**What is expected:** Output every line exactly as written. Leave out pictures.

+---+

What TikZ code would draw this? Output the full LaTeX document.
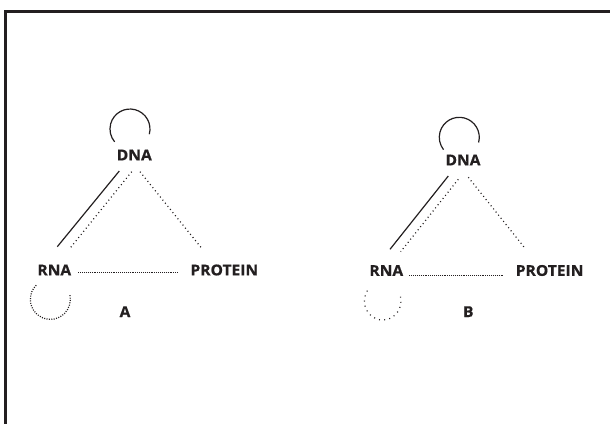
\documentclass[tikz,border=0pt]{standalone}
\usepackage{fontspec}
\setmainfont{Open Sans}[FakeStretch=1.04, BoldFeatures={FakeBold=0.6}]
\usetikzlibrary{calc}
\definecolor{ink}{HTML}{231F20}
\tikzset{
  lbl/.style={inner sep=0pt, font=\fontsize{15}{17}\selectfont\bfseries, text=ink},
  solidline/.style={draw=ink, line width=1.2pt},
  dotline/.style={draw=ink, line width=1.2pt, dash pattern=on 1pt off 3pt},
  finedots/.style={draw=ink, line width=1pt, dash pattern=on 0.7pt off 1.2pt},
  loopdense/.style={draw=ink, line width=1.2pt, dash pattern=on 1pt off 1.4pt},
  loopsparse/.style={draw=ink, line width=1.2pt, dash pattern=on 1pt off 4.2pt},
  frameline/.style={draw=ink, line width=2.5pt}
}
\begin{document}
\begin{tikzpicture}[x=1pt,y=-1pt]
\useasboundingbox (0,0) rectangle (610,423);
\draw[frameline] (5.3,425) -- (5.3,11.3) -- (612,11.3);
% Panel A
\node[lbl] (dnaA) at (134.3,155) {DNA};
\node[lbl] (rnaA) at (54.3,270) {RNA};
\node[lbl] (protA) at (224.3,270) {PROTEIN};
\node[lbl] (labA) at (125,311.7) {A};
\draw[solidline] ($(dnaA)+(-15,16)$) -- ($(rnaA)+(3,-23.3)$);
\draw[dotline] ($(dnaA)+(-2.6,16.7)$) -- ($(rnaA)+(15.7,-21.7)$);
\draw[dotline] ($(dnaA)+(5.7,16.7)$) -- ($(protA)+(-22.6,-21.7)$);
\draw[finedots] ($(rnaA)+(24,2.7)$) -- ($(protA)+(-46,2.7)$);
\draw[solidline] ($(dnaA)+(15,-20.8)$) arc[start angle=-15, end angle=220, radius=20pt];
\draw[loopdense] ($(rnaA)+(-18.1,15.2)$) arc[start angle=135, end angle=372, radius=20pt];
% Panel B
\node[lbl] (dnaB) at (463,160) {DNA};
\node[lbl] (rnaB) at (386.3,270.5) {RNA};
\node[lbl] (protB) at (549.6,270.5) {PROTEIN};
\node[lbl] (labB) at (468.3,311.7) {B};
\draw[solidline] ($(dnaB)+(-14.7,16)$) -- ($(rnaB)+(3.7,-21.2)$);
\draw[dotline] ($(dnaB)+(-4.7,19.3)$) -- ($(rnaB)+(14.4,-18.8)$);
\draw[dotline] ($(dnaB)+(5.3,17.3)$) -- ($(protB)+(-24.6,-22.2)$);
\draw[finedots] ($(rnaB)+(23,4.5)$) -- ($(protB)+(-45.6,4.5)$);
\draw[solidline] ($(dnaB)+(15.6,-17.5)$) arc[start angle=-15, end angle=218, radius=20pt];
\draw[loopsparse] ($(rnaB)+(-18.95,20.15)$) arc[start angle=147, end angle=373, x radius=18.3pt, y radius=19pt];
\end{tikzpicture}
\end{document}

+---+

**Answer for this exercise:**
What TikZ code would draw this? Output the full LaTeX document.
\documentclass[tikz,border=0pt]{standalone}
\usepackage{fontspec}
\setmainfont{Open Sans}[FakeStretch=1.04, BoldFeatures={FakeBold=0.6}]
\usetikzlibrary{calc}
\definecolor{ink}{HTML}{231F20}
\tikzset{
  lbl/.style={inner sep=0pt, font=\fontsize{15}{17}\selectfont\bfseries, text=ink},
  solidline/.style={draw=ink, line width=1.2pt},
  dotline/.style={draw=ink, line width=1.2pt, dash pattern=on 1pt off 3pt},
  finedots/.style={draw=ink, line width=1pt, dash pattern=on 0.7pt off 1.2pt},
  loopdense/.style={draw=ink, line width=1.2pt, dash pattern=on 1pt off 1.4pt},
  loopsparse/.style={draw=ink, line width=1.2pt, dash pattern=on 1pt off 4.2pt},
  frameline/.style={draw=ink, line width=2.5pt}
}
\begin{document}
\begin{tikzpicture}[x=1pt,y=-1pt]
\useasboundingbox (0,0) rectangle (610,423);
\draw[frameline] (5.3,425) -- (5.3,11.3) -- (612,11.3);
% Panel A
\node[lbl] (dnaA) at (134.3,155) {DNA};
\node[lbl] (rnaA) at (54.3,270) {RNA};
\node[lbl] (protA) at (224.3,270) {PROTEIN};
\node[lbl] (labA) at (125,311.7) {A};
\draw[solidline] ($(dnaA)+(-15,16)$) -- ($(rnaA)+(3,-23.3)$);
\draw[dotline] ($(dnaA)+(-2.6,16.7)$) -- ($(rnaA)+(15.7,-21.7)$);
\draw[dotline] ($(dnaA)+(5.7,16.7)$) -- ($(protA)+(-22.6,-21.7)$);
\draw[finedots] ($(rnaA)+(24,2.7)$) -- ($(protA)+(-46,2.7)$);
\draw[solidline] ($(dnaA)+(15,-20.8)$) arc[start angle=-15, end angle=220, radius=20pt];
\draw[loopdense] ($(rnaA)+(-18.1,15.2)$) arc[start angle=135, end angle=372, radius=20pt];
% Panel B
\node[lbl] (dnaB) at (463,160) {DNA};
\node[lbl] (rnaB) at (386.3,270.5) {RNA};
\node[lbl] (protB) at (549.6,270.5) {PROTEIN};
\node[lbl] (labB) at (468.3,311.7) {B};
\draw[solidline] ($(dnaB)+(-14.7,16)$) -- ($(rnaB)+(3.7,-21.2)$);
\draw[dotline] ($(dnaB)+(-4.7,19.3)$) -- ($(rnaB)+(14.4,-18.8)$);
\draw[dotline] ($(dnaB)+(5.3,17.3)$) -- ($(protB)+(-24.6,-22.2)$);
\draw[finedots] ($(rnaB)+(23,4.5)$) -- ($(protB)+(-45.6,4.5)$);
\draw[solidline] ($(dnaB)+(15.6,-17.5)$) arc[start angle=-15, end angle=218, radius=20pt];
\draw[loopsparse] ($(rnaB)+(-18.95,20.15)$) arc[start angle=147, end angle=373, x radius=18.3pt, y radius=19pt];
\end{tikzpicture}
\end{document}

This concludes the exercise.